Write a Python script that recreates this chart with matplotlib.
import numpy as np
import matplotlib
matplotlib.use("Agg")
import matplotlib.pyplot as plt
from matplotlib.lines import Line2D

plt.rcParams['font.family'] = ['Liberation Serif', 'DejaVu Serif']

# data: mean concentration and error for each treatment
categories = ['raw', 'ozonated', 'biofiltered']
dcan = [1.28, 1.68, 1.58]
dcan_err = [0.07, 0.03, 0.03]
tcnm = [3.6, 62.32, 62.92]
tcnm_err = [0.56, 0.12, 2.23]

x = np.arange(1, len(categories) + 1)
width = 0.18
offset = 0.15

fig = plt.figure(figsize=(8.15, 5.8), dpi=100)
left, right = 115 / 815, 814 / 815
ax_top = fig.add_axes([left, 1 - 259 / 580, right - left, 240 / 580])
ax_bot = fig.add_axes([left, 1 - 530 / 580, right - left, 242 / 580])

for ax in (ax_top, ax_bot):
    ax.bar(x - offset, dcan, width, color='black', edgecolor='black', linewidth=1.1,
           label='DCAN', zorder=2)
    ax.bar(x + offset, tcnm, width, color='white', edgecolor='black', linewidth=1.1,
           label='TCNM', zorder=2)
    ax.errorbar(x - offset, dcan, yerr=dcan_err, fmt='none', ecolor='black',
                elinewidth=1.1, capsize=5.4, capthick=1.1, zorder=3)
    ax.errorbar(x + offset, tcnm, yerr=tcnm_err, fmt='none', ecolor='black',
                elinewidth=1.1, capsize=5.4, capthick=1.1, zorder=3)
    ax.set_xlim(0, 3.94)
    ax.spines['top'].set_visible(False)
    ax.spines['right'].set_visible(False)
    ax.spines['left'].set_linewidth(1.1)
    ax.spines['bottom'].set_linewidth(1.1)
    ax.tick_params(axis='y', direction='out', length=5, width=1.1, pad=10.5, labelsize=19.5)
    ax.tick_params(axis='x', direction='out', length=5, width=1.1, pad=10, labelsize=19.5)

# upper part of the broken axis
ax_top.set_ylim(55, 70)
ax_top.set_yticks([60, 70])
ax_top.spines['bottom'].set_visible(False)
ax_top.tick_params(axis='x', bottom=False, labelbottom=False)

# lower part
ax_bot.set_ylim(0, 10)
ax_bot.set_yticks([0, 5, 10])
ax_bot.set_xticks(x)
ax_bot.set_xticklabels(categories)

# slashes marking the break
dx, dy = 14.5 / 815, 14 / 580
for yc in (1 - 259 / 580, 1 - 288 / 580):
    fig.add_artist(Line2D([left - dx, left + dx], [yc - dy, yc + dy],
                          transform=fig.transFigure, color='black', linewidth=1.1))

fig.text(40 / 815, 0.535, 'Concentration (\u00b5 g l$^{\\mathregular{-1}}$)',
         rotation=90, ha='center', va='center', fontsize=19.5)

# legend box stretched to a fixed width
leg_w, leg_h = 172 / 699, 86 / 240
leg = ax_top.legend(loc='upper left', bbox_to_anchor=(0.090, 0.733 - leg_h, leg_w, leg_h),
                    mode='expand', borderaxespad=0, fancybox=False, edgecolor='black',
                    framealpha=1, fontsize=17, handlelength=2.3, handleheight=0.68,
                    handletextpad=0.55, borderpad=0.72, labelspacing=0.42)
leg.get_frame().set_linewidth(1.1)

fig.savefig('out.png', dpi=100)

Your task: Up to and including the line with "offset = 0.15", repeat the data exactly, starting from its first line; nothing else belongs in the response.

Completed exercise:
Write a Python script that recreates this chart with matplotlib.
import numpy as np
import matplotlib
matplotlib.use("Agg")
import matplotlib.pyplot as plt
from matplotlib.lines import Line2D

plt.rcParams['font.family'] = ['Liberation Serif', 'DejaVu Serif']

# data: mean concentration and error for each treatment
categories = ['raw', 'ozonated', 'biofiltered']
dcan = [1.28, 1.68, 1.58]
dcan_err = [0.07, 0.03, 0.03]
tcnm = [3.6, 62.32, 62.92]
tcnm_err = [0.56, 0.12, 2.23]

x = np.arange(1, len(categories) + 1)
width = 0.18
offset = 0.15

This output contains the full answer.